Weiss VM32 mill conversion

DavidR8

Active member
I have a Weiss VM32 mill that I'm planning to convert.
I lucked into a private sale of an new Arizona CNC kit for my model of mill, new DMM servos and drivers, Masso G3 and pendant plus a bunch of other brand new kit.
Part of my planned conversion is a swap of the BLDC spindle motor to enable control of the motor via the controller interface.
The servos that I bought in the kit are DMM so I looked at a DMM 1.8 HP AC servo and driver. North of $1000 USD/$1400CDN is too expensive for my blood.

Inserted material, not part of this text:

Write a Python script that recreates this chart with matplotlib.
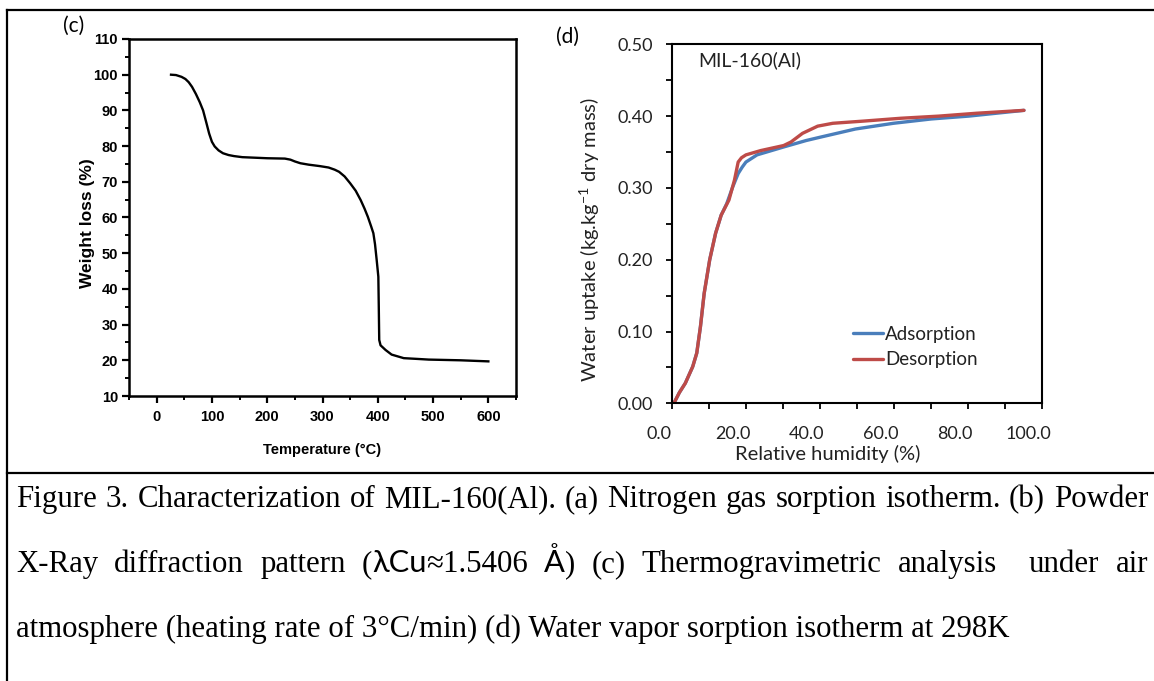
import matplotlib
matplotlib.use("Agg")
import matplotlib.pyplot as plt
from matplotlib.ticker import MultipleLocator, FuncFormatter
from matplotlib.transforms import ScaledTranslation
from matplotlib import font_manager
from matplotlib.lines import Line2D

# ---------------- data ----------------
tga_temp = [26, 35, 45, 52, 58, 64, 71, 78, 84, 90, 95, 100, 105, 112, 120, 130, 140,
            155, 200, 232, 242, 250, 260, 275, 295, 311, 322, 330, 340, 350, 360, 369,
            376, 382, 388, 392, 395, 398, 400, 401, 401.8, 402.6, 405, 414, 425, 447,
            470, 492, 550, 600]
tga_weight = [100, 99.9, 99.4, 98.8, 97.9, 96.6, 94.6, 92.3, 90.0, 86.5, 83.5, 81.2,
              79.9, 78.8, 78.0, 77.5, 77.2, 76.9, 76.6, 76.5, 76.2, 75.7, 75.2, 74.8,
              74.4, 74.0, 73.4, 72.8, 71.5, 69.6, 67.5, 64.9, 62.5, 60.2, 57.5, 55.6,
              52.5, 48.1, 45, 43.4, 35, 25.7, 24.2, 22.9, 21.6, 20.6, 20.4, 20.2, 20.0,
              19.7]

ads_rh = [0.5, 2.0, 3.6, 5.6, 6.7, 7.7, 8.7, 10.2, 11.8, 13.3, 14.8, 16.4, 17.9,
          19.0, 20.0, 21.5, 23.0, 30.2, 36.3, 40.4, 49.6, 59.9, 70.1, 80.3, 95.2]
ads_uptake = [0.0, 0.015, 0.028, 0.051, 0.07, 0.107, 0.153, 0.2, 0.237, 0.262,
              0.278, 0.301, 0.32, 0.329, 0.336, 0.341, 0.346, 0.357, 0.366, 0.371,
              0.382, 0.390, 0.396, 0.400, 0.408]
des_rh = [0.5, 2.0, 3.6, 5.6, 6.7, 7.7, 8.7, 10.2, 11.8, 13.3, 15.4, 16.9, 17.9,
          18.8, 20.0, 24.0, 30.2, 32.2, 35.3, 39.4, 43.5, 51.7, 61.9, 72.2, 82.4, 95.2]
des_uptake = [0.0, 0.015, 0.028, 0.051, 0.07, 0.107, 0.153, 0.2, 0.237, 0.262,
              0.283, 0.311, 0.336, 0.342, 0.346, 0.352, 0.359, 0.364, 0.376, 0.386,
              0.39, 0.393, 0.397, 0.400, 0.404, 0.408]

series_names = ["Adsorption", "Desorption"]
sample_name = "MIL-160(Al)"

caption_line1 = [[("Figure", "s")], [("3.", "s")], [("Characterization", "s")], [("of", "s")],
                 [("MIL-160(Al).", "s")], [("(a)", "s")], [("Nitrogen", "s")], [("gas", "s")],
                 [("sorption", "s")], [("isotherm.", "s")], [("(b)", "s")], [("Powder", "s")]]
caption_line2 = [[("X-Ray", "s")], [("diffraction", "s")], [("pattern", "s")],
                 [("(", "s"), ("λCu", "a"), ("≈1.5406", "s")], [("Å", "a"), (")", "s")],
                 [("(c)", "s")], [("Thermogravimetric", "s")], [("analysis", "s")], None,
                 [("under", "s")], [("air", "s")]]
caption_line3 = "atmosphere (heating rate of 3°C/min) (d) Water vapor sorption isotherm at 298K"

# ---------------- fonts ----------------
avail = {f.name for f in font_manager.fontManager.ttflist}
narrow = "Liberation Sans Narrow" if "Liberation Sans Narrow" in avail else None
if narrow:
    c_font = dict(family=[narrow, "Liberation Sans"], fontweight="bold", fontsize=12)
else:
    c_font = dict(family=["Liberation Sans"], fontweight="bold", fontsize=10.5)
calib = ["Lato", "DejaVu Sans"]
serif = ["Liberation Serif", "DejaVu Serif"]

plt.rcParams["mathtext.fontset"] = "custom"
plt.rcParams["mathtext.rm"] = "Lato"
plt.rcParams["mathtext.it"] = "Lato:italic"

W, H = 1154, 681
fig = plt.figure(figsize=(W / 100, H / 100), dpi=100)

def fx(px):
    return px / W

def fy(py):
    return 1 - py / H

# ---------------- frame lines ----------------
fig.add_artist(Line2D([fx(7), fx(1154)], [fy(10), fy(10)], color="black", lw=1.6))
fig.add_artist(Line2D([fx(7), fx(7)], [fy(10), fy(681)], color="black", lw=1.6))
fig.add_artist(Line2D([fx(7), fx(1154)], [fy(473), fy(473)], color="black", lw=1.6))

# ---------------- panel (c) ----------------
axc = fig.add_axes([fx(129), fy(396), (516 - 129) / W, (396 - 39) / H])
axc.plot(tga_temp, tga_weight, color="black", lw=1.7)
axc.set_xlim(-50, 650)
axc.set_ylim(10, 110)
axc.xaxis.set_major_locator(MultipleLocator(100))
axc.xaxis.set_minor_locator(MultipleLocator(50))
axc.yaxis.set_major_locator(MultipleLocator(10))
axc.yaxis.set_minor_locator(MultipleLocator(5))
axc.tick_params(which="major", direction="out", length=5, width=1.6, pad=3)
axc.tick_params(which="minor", direction="out", length=3, width=1.4)
axc.tick_params(axis="x", which="major", length=5, pad=5)
for sp in axc.spines.values():
    sp.set_linewidth(1.8)
for lab in axc.get_xticklabels() + axc.get_yticklabels():
    lab.set_fontfamily(c_font["family"])
    lab.set_fontweight("bold")
    lab.set_fontsize(c_font["fontsize"])
axc.set_xlabel("Temperature (°C)", labelpad=14, **c_font)
axc.set_ylabel("Weight loss (%)", family=["Liberation Sans"], fontweight="bold",
               fontsize=12.5)
axc.yaxis.set_label_coords(-0.088, 0.483)
fig.text(fx(63), fy(26), "(c)", family=calib, fontsize=15, va="center", ha="left")

# ---------------- panel (d) ----------------
axd = fig.add_axes([fx(672), fy(403.3), (1041.7 - 672) / W, (403.3 - 44.3) / H])
blue = "#4A7EBB"
red = "#BE4B48"
axd.plot(ads_rh, ads_uptake, color=blue, lw=2.4, label=series_names[0], solid_capstyle="round")
axd.plot(des_rh, des_uptake, color=red, lw=2.4, label=series_names[1], solid_capstyle="round")
axd.set_xlim(0, 100)
axd.set_ylim(0, 0.5)
axd.xaxis.set_major_locator(MultipleLocator(10))
axd.xaxis.set_major_formatter(FuncFormatter(lambda v, p: f"{v:.1f}" if round(v) % 20 == 0 else ""))
axd.yaxis.set_major_locator(MultipleLocator(0.1))
axd.yaxis.set_minor_locator(MultipleLocator(0.05))
axd.yaxis.set_major_formatter(FuncFormatter(lambda v, p: f"{v:.2f}"))
axd.tick_params(which="both", direction="out", length=4, width=1.3, labelsize=13,
                colors="black", labelcolor="#222222")
axd.tick_params(axis="y", which="major", pad=10)
axd.tick_params(axis="x", which="major", pad=12)
for sp in axd.spines.values():
    sp.set_linewidth(1.5)
for lab in axd.get_xticklabels() + axd.get_yticklabels():
    lab.set_fontfamily(calib)
off = ScaledTranslation(-13 / 100, 0, fig.dpi_scale_trans)
for lab in axd.get_xticklabels():
    lab.set_transform(lab.get_transform() + off)
axd.set_xlabel("Relative humidity (%)", family=calib, fontsize=14.5, color="#222222")
axd.xaxis.set_label_coords(0.4216, -0.117)
axd.set_ylabel(r"Water uptake (kg.kg$^{\mathregular{-1}}$ dry mass)", family=calib,
               fontsize=14.5, color="#222222")
axd.yaxis.set_label_coords(-0.19, 0.455)
axd.text(0.07, 0.955, sample_name, transform=axd.transAxes, family=calib, fontsize=14,
         va="center", ha="left", color="#222222")
leg = axd.legend(loc="upper left", bbox_to_anchor=(0.49, 0.216), frameon=False,
                 prop=dict(family=calib, size=13.5), handlelength=1.6, handletextpad=0.12,
                 labelspacing=0.45, borderaxespad=0, borderpad=0)
for t in leg.get_texts():
    t.set_color("#222222")
fig.text(fx(556), fy(37), "(d)", family=calib, fontsize=15, va="center", ha="left")

# ---------------- caption ----------------
renderer = fig.canvas.get_renderer()
fam = {"s": serif, "a": calib}

probe = fig.text(0, 0, caption_line3, family=serif, fontsize=20)
w3 = probe.get_window_extent(renderer).width
probe.remove()
cap_fs = 20 * 994 / w3

def justified(words, baseline, x0=16, x1=1148):
    widths = []
    for w in words:
        if w is None:
            continue
        total = 0
        for seg, f in w:
            t = fig.text(0, 0, seg, family=fam[f], fontsize=cap_fs)
            total += t.get_window_extent(renderer).width
            t.remove()
        widths.append(total)
    gap = (x1 - x0 - sum(widths)) / (len(words) - 1)
    x = x0
    for w in words:
        if w is None:
            x += gap
            continue
        for seg, f in w:
            t = fig.text(fx(x), fy(baseline), seg, family=fam[f], fontsize=cap_fs,
                         va="baseline", ha="left")
            x += t.get_window_extent(renderer).width
        x += gap

justified(caption_line1, 507)
justified(caption_line2, 572)
fig.text(fx(16), fy(637), caption_line3, family=serif, fontsize=cap_fs, va="baseline", ha="left")

fig.savefig("out.png", dpi=100)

I can get a no-name AC servo and driver off eBay for about $750 CDN which is a bit more palatable but still expensive. And the sketchy documentation, tuning software is not great.

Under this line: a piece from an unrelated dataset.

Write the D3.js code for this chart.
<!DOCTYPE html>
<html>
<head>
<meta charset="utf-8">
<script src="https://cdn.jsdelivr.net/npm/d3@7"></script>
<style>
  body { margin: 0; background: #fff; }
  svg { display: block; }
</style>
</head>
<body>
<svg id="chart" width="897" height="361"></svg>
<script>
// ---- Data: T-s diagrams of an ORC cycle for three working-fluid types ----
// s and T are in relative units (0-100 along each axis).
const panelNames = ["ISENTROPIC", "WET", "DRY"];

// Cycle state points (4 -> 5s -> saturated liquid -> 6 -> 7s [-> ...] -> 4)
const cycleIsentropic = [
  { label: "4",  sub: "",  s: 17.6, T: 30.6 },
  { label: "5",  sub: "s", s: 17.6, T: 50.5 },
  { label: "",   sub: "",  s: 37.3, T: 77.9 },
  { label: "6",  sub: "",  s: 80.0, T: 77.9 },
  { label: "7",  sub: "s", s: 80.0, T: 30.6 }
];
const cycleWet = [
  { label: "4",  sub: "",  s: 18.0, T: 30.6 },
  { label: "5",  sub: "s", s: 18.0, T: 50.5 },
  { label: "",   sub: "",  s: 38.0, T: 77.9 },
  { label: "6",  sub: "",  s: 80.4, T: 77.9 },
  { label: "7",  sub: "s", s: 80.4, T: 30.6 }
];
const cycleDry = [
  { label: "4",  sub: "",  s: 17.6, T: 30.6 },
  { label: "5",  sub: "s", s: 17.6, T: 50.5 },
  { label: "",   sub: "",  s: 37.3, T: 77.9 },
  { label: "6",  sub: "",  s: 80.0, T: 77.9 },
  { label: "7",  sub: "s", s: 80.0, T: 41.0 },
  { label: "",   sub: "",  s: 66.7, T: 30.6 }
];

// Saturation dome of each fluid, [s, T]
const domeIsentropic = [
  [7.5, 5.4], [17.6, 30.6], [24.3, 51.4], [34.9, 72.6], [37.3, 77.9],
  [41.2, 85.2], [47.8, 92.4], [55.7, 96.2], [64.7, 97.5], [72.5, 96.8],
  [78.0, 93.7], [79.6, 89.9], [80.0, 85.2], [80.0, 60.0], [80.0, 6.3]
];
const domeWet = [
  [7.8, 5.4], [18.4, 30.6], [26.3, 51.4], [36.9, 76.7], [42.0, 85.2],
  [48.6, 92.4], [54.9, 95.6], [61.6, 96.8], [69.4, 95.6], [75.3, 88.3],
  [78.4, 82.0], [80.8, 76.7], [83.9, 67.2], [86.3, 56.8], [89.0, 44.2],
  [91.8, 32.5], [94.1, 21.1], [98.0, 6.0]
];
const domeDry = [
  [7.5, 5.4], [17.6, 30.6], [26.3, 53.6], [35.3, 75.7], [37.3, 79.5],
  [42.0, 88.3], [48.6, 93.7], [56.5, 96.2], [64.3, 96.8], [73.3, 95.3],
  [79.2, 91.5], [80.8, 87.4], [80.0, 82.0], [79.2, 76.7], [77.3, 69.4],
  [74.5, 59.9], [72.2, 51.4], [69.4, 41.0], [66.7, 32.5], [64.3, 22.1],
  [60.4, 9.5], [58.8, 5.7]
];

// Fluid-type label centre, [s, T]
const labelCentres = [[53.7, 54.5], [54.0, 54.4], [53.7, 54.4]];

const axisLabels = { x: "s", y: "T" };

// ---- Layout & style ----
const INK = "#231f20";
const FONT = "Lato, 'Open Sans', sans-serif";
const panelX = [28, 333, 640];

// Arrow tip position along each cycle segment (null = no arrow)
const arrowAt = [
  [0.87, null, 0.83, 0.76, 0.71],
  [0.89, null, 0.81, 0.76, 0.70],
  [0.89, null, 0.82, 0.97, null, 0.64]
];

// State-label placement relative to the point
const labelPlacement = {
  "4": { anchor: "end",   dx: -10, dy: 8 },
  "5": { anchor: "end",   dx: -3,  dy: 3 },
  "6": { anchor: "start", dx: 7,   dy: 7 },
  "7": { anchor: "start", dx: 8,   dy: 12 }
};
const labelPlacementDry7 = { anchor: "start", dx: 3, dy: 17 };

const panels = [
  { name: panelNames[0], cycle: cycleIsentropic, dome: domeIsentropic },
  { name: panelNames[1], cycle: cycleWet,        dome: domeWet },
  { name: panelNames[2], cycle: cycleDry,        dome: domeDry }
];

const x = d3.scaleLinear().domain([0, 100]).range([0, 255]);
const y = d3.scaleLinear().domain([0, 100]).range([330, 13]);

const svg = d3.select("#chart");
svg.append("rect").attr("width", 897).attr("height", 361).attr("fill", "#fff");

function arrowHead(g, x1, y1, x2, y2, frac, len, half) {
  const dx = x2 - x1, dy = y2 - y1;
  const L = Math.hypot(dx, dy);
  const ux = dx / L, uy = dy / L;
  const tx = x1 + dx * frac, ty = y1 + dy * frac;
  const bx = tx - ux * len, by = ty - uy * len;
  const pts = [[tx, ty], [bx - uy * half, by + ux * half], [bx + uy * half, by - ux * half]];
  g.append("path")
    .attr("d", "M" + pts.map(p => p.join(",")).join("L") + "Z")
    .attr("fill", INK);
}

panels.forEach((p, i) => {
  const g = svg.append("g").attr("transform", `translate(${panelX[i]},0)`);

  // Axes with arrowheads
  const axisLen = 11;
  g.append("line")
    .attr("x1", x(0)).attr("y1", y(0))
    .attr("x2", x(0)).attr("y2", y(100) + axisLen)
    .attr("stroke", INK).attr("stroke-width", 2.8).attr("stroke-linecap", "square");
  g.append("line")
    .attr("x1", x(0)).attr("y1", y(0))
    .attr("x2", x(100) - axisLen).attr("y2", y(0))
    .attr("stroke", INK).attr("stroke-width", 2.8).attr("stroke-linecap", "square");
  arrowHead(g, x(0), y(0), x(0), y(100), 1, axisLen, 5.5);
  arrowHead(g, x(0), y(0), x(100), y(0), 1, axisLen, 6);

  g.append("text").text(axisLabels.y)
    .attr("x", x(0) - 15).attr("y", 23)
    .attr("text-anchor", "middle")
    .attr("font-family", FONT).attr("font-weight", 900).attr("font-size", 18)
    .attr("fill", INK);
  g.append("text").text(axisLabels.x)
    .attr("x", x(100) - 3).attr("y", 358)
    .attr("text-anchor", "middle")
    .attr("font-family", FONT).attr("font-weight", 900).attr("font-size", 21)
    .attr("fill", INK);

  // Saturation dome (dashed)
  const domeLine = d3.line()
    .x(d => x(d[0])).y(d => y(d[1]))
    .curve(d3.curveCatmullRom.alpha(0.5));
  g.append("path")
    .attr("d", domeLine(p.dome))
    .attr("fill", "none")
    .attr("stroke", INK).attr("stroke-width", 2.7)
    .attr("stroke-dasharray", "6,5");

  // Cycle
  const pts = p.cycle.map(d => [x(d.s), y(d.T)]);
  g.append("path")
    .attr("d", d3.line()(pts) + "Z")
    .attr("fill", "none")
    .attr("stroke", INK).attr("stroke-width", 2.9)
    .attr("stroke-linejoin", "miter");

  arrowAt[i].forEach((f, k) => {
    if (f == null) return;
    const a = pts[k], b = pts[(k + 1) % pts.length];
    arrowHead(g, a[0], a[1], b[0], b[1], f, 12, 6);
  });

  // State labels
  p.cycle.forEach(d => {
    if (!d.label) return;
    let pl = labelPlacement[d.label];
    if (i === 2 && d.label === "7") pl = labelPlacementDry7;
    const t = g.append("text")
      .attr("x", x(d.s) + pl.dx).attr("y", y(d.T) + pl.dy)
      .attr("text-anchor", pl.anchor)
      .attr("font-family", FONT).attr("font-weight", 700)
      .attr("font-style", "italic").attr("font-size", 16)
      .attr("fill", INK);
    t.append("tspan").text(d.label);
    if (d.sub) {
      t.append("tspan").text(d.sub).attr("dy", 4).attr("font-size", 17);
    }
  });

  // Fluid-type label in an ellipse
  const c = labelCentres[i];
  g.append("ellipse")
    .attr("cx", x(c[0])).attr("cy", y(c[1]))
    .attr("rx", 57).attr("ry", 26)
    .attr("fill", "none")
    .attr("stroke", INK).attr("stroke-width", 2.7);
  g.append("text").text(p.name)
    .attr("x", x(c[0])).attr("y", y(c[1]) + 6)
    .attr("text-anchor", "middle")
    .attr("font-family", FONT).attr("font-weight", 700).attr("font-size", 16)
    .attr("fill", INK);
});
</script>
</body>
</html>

I considered an AC motor and VFD but the motors in the 1.5 HP range are heavy beasts and I'm not keen on putting that much weight on the head of my bench mill.

Ran across a lathe CNC conversion that used a 90V DC treadmill motor with a KBB driver that uses a potentiometer to control speed. The conversion I saw used a board to take a PWM signal from the CNC controller to provide input to the KBB driver board (instead of the potentiometer) allowing full control of rpm and direction of the DC motor.

KBB DC motor driver board:

PWM board:
In the documentation for the latter is this pdf showing the PWM board connected to an HTG control board :)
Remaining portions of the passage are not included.